- [WHAT IS NEEDED]: Please return nothing but the lines between the line holding "Reproduce this chart with Chart.js." and the line holding "80, 90, 100];", both ends included, without the pictures.

- [AVAILABLE DATA]:
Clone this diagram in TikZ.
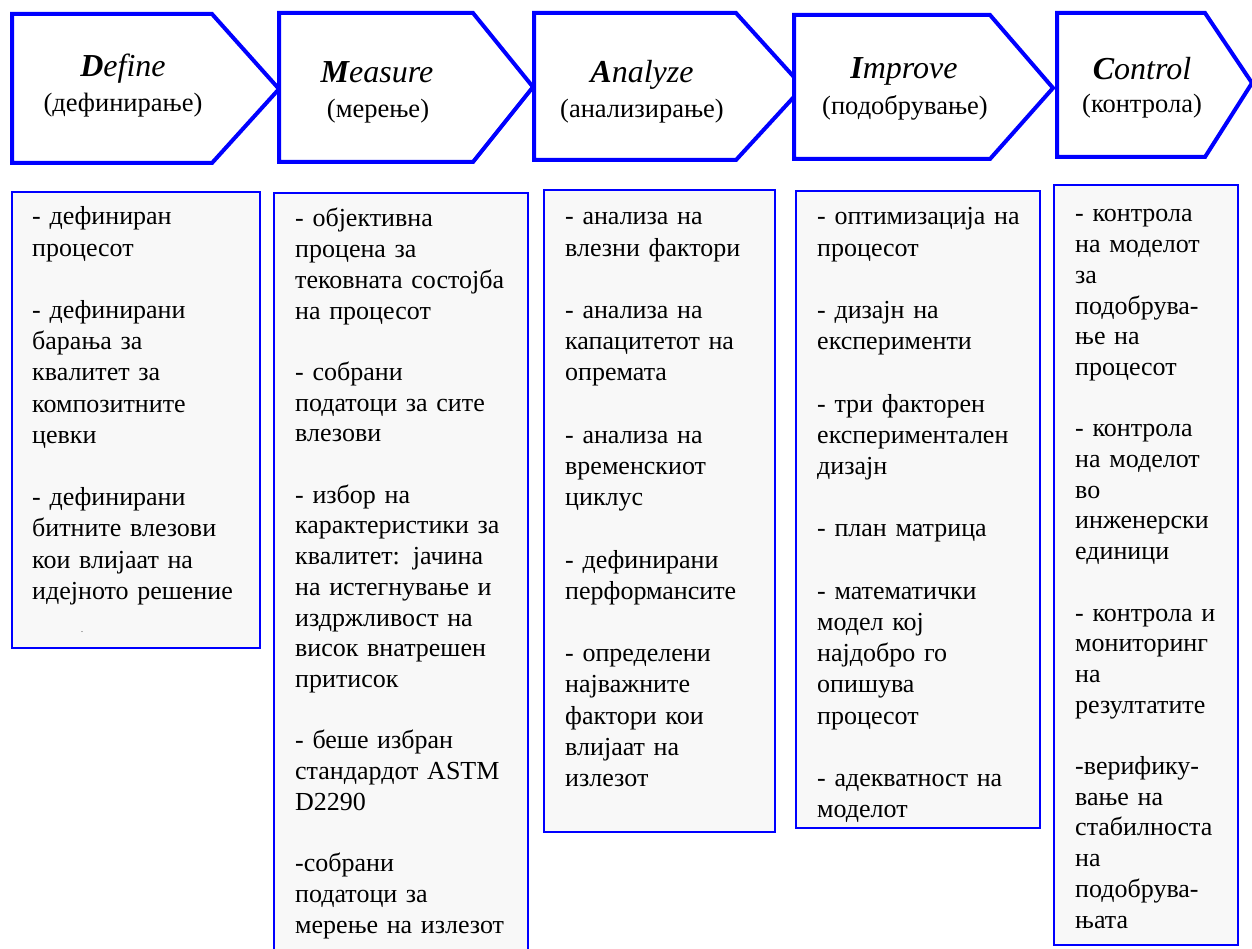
* * *
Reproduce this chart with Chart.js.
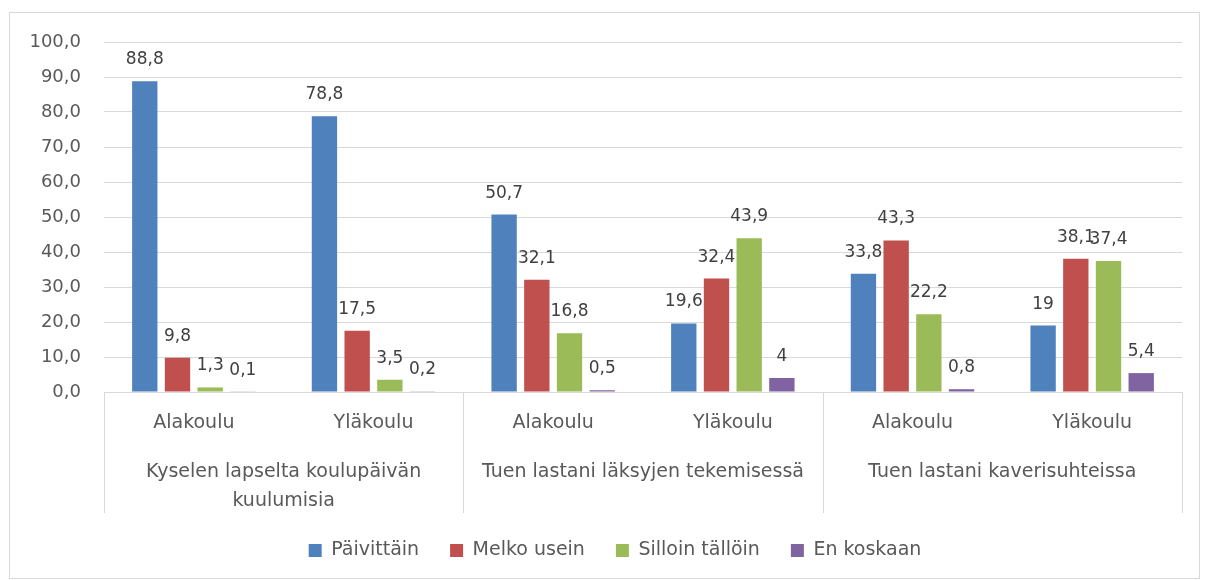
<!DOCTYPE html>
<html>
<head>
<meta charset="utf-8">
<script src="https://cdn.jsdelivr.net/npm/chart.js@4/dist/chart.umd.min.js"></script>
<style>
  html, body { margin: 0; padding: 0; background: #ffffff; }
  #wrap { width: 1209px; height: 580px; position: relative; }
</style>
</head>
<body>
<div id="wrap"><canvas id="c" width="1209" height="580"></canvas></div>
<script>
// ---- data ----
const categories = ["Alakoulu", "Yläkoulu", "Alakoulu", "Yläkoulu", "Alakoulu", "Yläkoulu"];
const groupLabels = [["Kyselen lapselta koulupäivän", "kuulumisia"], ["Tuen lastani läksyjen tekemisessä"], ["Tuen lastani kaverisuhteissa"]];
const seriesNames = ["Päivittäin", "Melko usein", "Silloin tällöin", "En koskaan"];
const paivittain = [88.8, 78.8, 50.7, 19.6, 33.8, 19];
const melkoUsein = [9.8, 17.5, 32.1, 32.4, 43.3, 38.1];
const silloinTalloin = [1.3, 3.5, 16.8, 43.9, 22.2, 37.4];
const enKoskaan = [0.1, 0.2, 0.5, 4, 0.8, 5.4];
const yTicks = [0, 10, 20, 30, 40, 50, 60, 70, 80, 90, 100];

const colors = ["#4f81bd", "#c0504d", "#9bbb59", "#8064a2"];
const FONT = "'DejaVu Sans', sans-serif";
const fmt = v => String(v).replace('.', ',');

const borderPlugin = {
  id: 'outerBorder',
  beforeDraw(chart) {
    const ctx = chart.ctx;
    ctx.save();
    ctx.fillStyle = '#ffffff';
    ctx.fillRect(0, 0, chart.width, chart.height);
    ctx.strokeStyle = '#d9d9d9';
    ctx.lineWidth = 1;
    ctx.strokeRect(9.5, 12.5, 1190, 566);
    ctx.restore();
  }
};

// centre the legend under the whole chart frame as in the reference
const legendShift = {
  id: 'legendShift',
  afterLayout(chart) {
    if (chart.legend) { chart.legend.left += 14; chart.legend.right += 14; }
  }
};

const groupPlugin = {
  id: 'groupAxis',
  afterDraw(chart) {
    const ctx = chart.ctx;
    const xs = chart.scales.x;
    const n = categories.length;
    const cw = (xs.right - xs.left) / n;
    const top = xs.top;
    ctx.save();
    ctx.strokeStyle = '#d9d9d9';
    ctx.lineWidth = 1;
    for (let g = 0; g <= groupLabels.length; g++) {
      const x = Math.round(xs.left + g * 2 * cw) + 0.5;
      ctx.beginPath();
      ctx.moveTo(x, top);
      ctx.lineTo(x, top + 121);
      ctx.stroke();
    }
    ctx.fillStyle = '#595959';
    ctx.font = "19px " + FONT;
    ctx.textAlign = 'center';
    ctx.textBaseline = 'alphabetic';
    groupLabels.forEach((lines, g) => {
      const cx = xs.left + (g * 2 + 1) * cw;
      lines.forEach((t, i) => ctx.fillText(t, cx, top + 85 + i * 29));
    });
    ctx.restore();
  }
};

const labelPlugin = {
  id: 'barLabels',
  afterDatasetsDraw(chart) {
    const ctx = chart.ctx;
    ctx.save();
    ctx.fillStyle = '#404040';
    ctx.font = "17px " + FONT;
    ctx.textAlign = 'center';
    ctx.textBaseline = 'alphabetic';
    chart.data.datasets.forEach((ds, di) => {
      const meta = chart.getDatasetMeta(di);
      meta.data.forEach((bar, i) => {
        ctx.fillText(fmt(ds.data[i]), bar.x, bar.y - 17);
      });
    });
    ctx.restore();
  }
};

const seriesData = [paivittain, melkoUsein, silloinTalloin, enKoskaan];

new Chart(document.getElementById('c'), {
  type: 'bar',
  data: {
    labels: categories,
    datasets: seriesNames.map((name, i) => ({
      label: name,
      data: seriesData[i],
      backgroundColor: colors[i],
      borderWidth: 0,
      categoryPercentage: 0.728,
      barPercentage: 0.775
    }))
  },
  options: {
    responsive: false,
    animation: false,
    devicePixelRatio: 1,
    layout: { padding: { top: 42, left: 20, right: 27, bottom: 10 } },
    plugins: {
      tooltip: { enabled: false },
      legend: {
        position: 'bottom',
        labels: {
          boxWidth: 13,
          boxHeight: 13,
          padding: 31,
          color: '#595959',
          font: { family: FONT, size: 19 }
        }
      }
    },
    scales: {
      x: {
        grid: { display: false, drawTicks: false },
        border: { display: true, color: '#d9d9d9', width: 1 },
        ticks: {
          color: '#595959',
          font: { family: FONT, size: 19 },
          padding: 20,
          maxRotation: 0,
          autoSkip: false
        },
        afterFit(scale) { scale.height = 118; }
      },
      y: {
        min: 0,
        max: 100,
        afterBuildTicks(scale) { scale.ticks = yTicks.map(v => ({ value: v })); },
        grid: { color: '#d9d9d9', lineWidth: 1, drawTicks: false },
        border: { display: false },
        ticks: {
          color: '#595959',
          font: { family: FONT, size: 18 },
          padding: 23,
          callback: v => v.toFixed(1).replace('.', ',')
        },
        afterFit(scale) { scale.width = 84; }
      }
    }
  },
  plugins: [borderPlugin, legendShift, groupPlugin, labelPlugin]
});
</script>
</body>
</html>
* * *
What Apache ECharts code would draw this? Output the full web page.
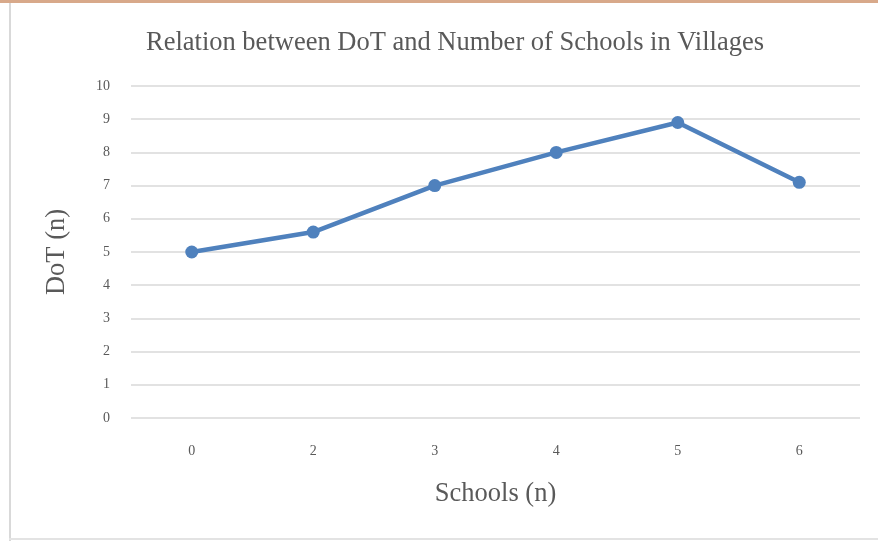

- [ANSWER TO THIS PROBLEM]:
Reproduce this chart with Chart.js.
<!DOCTYPE html>
<html>
<head>
<meta charset="utf-8">
<script src="https://cdn.jsdelivr.net/npm/chart.js@4/dist/chart.umd.min.js"></script>
<style>
  html, body { margin: 0; padding: 0; background: #ffffff; }
  #wrap { width: 1209px; height: 580px; position: relative; }
</style>
</head>
<body>
<div id="wrap"><canvas id="c" width="1209" height="580"></canvas></div>
<script>
// ---- data ----
const categories = ["Alakoulu", "Yläkoulu", "Alakoulu", "Yläkoulu", "Alakoulu", "Yläkoulu"];
const groupLabels = [["Kyselen lapselta koulupäivän", "kuulumisia"], ["Tuen lastani läksyjen tekemisessä"], ["Tuen lastani kaverisuhteissa"]];
const seriesNames = ["Päivittäin", "Melko usein", "Silloin tällöin", "En koskaan"];
const paivittain = [88.8, 78.8, 50.7, 19.6, 33.8, 19];
const melkoUsein = [9.8, 17.5, 32.1, 32.4, 43.3, 38.1];
const silloinTalloin = [1.3, 3.5, 16.8, 43.9, 22.2, 37.4];
const enKoskaan = [0.1, 0.2, 0.5, 4, 0.8, 5.4];
const yTicks = [0, 10, 20, 30, 40, 50, 60, 70, 80, 90, 100];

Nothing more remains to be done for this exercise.